Source: Office for Budget Responsibility

On nominal wage growth and its contribution to Real Household Disposable Income (RHDI) they have this to say:

Nominal wage growth is also high in 2022 and 2023, although not high enough to prevent real wages from falling significantly. The contribution of labour income to annual RHDI growth then settles at an average of 2 percentage points a year over the remainder of the forecast.

Since one of the original motivations for starting this blog was the poor forecasting ability of the OBR, I am not going to set too much store on these forecasts, other than to point out the confidence it has that labour income demands will be thwarted and we will all see our real wages fall significantly over the next year. All in pursuit of a policy for which the expected value appears to be 6 months of deflation.

Deflation would be a disaster, As Frances Coppola has written:

Those who have money are happy because they are becoming wealthier. But someone, somewhere, is going hungry.

As she concludes:

So I’d rather money wasn’t deliberately kept scarce to placate savers. Let the supply of money respond to demand for it. When everyone wants to save in the form of money, you need to produce more of it so those who need to spend money don’t starve. Obviously, we don’t want to create so much money that it becomes worthless. But it is better to risk waking the demon of inflation than to deny people the means to live.
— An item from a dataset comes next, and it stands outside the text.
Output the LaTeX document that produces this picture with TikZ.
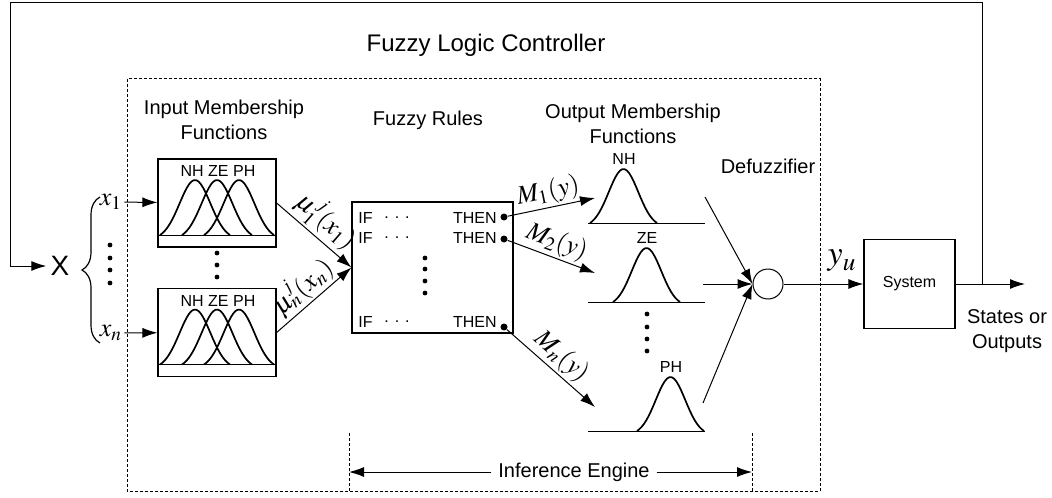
\documentclass[tikz,border=0pt]{standalone}
\usepackage{mathptmx}
\usepackage{fontspec}
\setmainfont{Liberation Sans}
\usetikzlibrary{arrows.meta, decorations.pathreplacing}
\tikzstyle{box}=[shape=rectangle,draw=black,line width=0.6pt,inner sep=0pt]
\tikzstyle{mfbox}=[box,minimum width=59pt,minimum height=44pt]
\tikzstyle{l}=[draw,line width=0.5pt,-{Latex[length=7.5pt,width=5pt]}]
\tikzstyle{bell}=[line width=0.85pt]
\tikzstyle{fence}=[line width=0.5pt,dash pattern=on 1.5pt off 1pt]
\tikzstyle{dot}=[shape=circle,fill=black,inner sep=0pt,minimum size=2.4pt]
\tikzstyle{bigdot}=[shape=circle,fill=black,inner sep=0pt,minimum size=3.5pt]
\tikzstyle{tag}=[font=\fontsize{8}{9}\selectfont,inner sep=1pt]
\tikzstyle{head}=[font=\fontsize{10}{12.5}\selectfont,align=center]
\tikzstyle{sym}=[font=\fontsize{13}{15}\selectfont,inner sep=1pt]

\begin{document}
\begin{tikzpicture}[x=0.5pt,y=-0.5pt]
\useasboundingbox (0,0) rectangle (1052,497);

% controller frame
\draw[fence] (127,79) rectangle (820,491);
\node[font=\fontsize{12}{14}\selectfont] (title) at (486,45) {Fuzzy Logic Controller};

% headings
\node[head] (hin) at (224,120) {Input Membership\\Functions};
\node[head] (hrule) at (428,120) {Fuzzy Rules};
\node[head] (hout) at (633,124) {Output Membership\\Functions};
\node[head] (hdef) at (768,166) {Defuzzifier};

% inputs
\node[font=\fontsize{14}{16}\selectfont,inner sep=2pt] (X) at (60,266) {X};
\draw[line width=0.6pt,decorate,decoration={brace,amplitude=9pt}] (100,343) -- (100,197);
\node[sym] (x1) at (111,202) {$x_1$};
\node[sym] (xn) at (111,333) {$x_n$};
\foreach \y in {245,258,270,283}
  \node[dot] at (110,\y) {};

% input membership functions
\foreach \nm/\cy in {in1/203,inn/332.5} {
  \node[mfbox] (\nm) at (217,\cy) {};
  \draw[line width=0.5pt] (158,{\cy+32}) -- (276,{\cy+32});
  \foreach \s in {160,182,204}
    \draw[bell] plot[domain=0:1,samples=30] ({\s+70*\x},{\cy+32-55*(exp(-((\x-0.5)/0.22)^2/2)-0.076)/0.924});
  \node[tag] at (218,{\cy-32}) {NH ZE PH};
}
\foreach \y in {253,265,277}
  \node[dot] at (217,\y) {};

% rule base
\node[box,minimum width=80.5pt,minimum height=65.5pt] (rules) at (432.5,267.5) {};
\foreach \r/\y in {1/218,2/238,n/322} {
  \node[tag,anchor=west] (if\r) at (356,\y) {IF};
  \node[tag] at (397,\y) {. . .};
  \node[tag,anchor=east] (then\r) at (499,\y) {THEN};
}
\node[bigdot] (d1) at (504,217) {};
\node[bigdot] (d2) at (504,239) {};
\node[bigdot] (dn) at (504,327) {};
\foreach \y in {258,269,281,293}
  \node[dot] at (425,\y) {};

% output membership functions
\foreach \b/\s/\t in {223/590/NH,302/613/ZE,431/637/PH} {
  \draw[line width=0.5pt] (588,\b) -- (705,\b);
  \draw[bell] plot[domain=0:1,samples=30] ({\s+67*\x},{\b-54*(exp(-((\x-0.5)/0.22)^2/2)-0.076)/0.924});
  \node[tag] (t\t) at ({\s+34},{\b-64}) {\t};
}
\foreach \y in {314,327,339,351}
  \node[dot] at (647,\y) {};
\coordinate (o1) at (595,198);
\coordinate (o2) at (595,273);
\coordinate (on) at (595,407);

% defuzzifier and plant
\node[circle,draw,line width=0.5pt,minimum size=15pt,inner sep=0pt] (defz) at (768,284) {};
\coordinate (f1) at (705,197);
\coordinate (f2) at (703,284);
\coordinate (fn) at (703,403);
\node[box,minimum width=45.5pt,minimum height=44.5pt,font=\fontsize{8}{9}\selectfont] (sys) at (909.5,284) {System};
\node[font=\fontsize{17}{19}\selectfont] (yu) at (842,261) {$y_u$};
\node[head] (states) at (1007,331) {States or\\Outputs};
\coordinate (out) at (1025,284);
\coordinate (tap) at (982,284);
\coordinate (corner) at (10,3);

% inference engine span
\draw[fence] (349,433) -- (349,491);
\draw[fence] (752,433) -- (752,491);
\coordinate (ieL) at (349,472);
\coordinate (ieR) at (752,472);
\node[head] (ie) at (574,472) {Inference Engine};

% paths
\path [l] (x1) -- (in1);
\path [l] (xn) -- (inn);
\path [l] (in1.east) -- (rules.west) node[midway,above,sloped,sym] {$\mu_1^j(x_1)$};
\path [l] (inn.east) -- (rules.west) node[midway,above,sloped,sym] {$\mu_n^j(x_n)$};

\path [l] (d1) -- (o1) node[midway,above,sloped,sym] {$M_1(y)$};
\path [l] (d2) -- (o2) node[midway,above,sloped,sym] {$M_2(y)$};
\path [l] (dn) -- (on) node[midway,above,sloped,sym] {$M_n(y)$};

\path [l] (f1) -- (defz.west);
\path [l] (f2) -- (defz.west);
\path [l] (fn) -- (defz.west);

\path [l] (defz) -- (sys);
\path [l] (sys) -- (out);
\path [l] (tap) |- (corner) |- (X);

\path [l] (ie) -- (ieL);
\path [l] (ie) -- (ieR);

\end{tikzpicture}
\end{document}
So when the Government says that they need to repress my pay in order to avoid locking in inflation, it reminds me of this paragraph from Catch 22:

Morale was deteriorating and it was all Yossarian’s fault. The country was in peril; he was jeopardizing his traditional rights of freedom and independence by daring to exercise them.

A Government intent on crushing real wage growth or even the hope of it while explicitly targeting deflation within the next two years; an extreme assymetry of power between wage earners on the one hand and lobbying corporations and asset owners on the other. This is why so many of us are exercising our traditional rights today.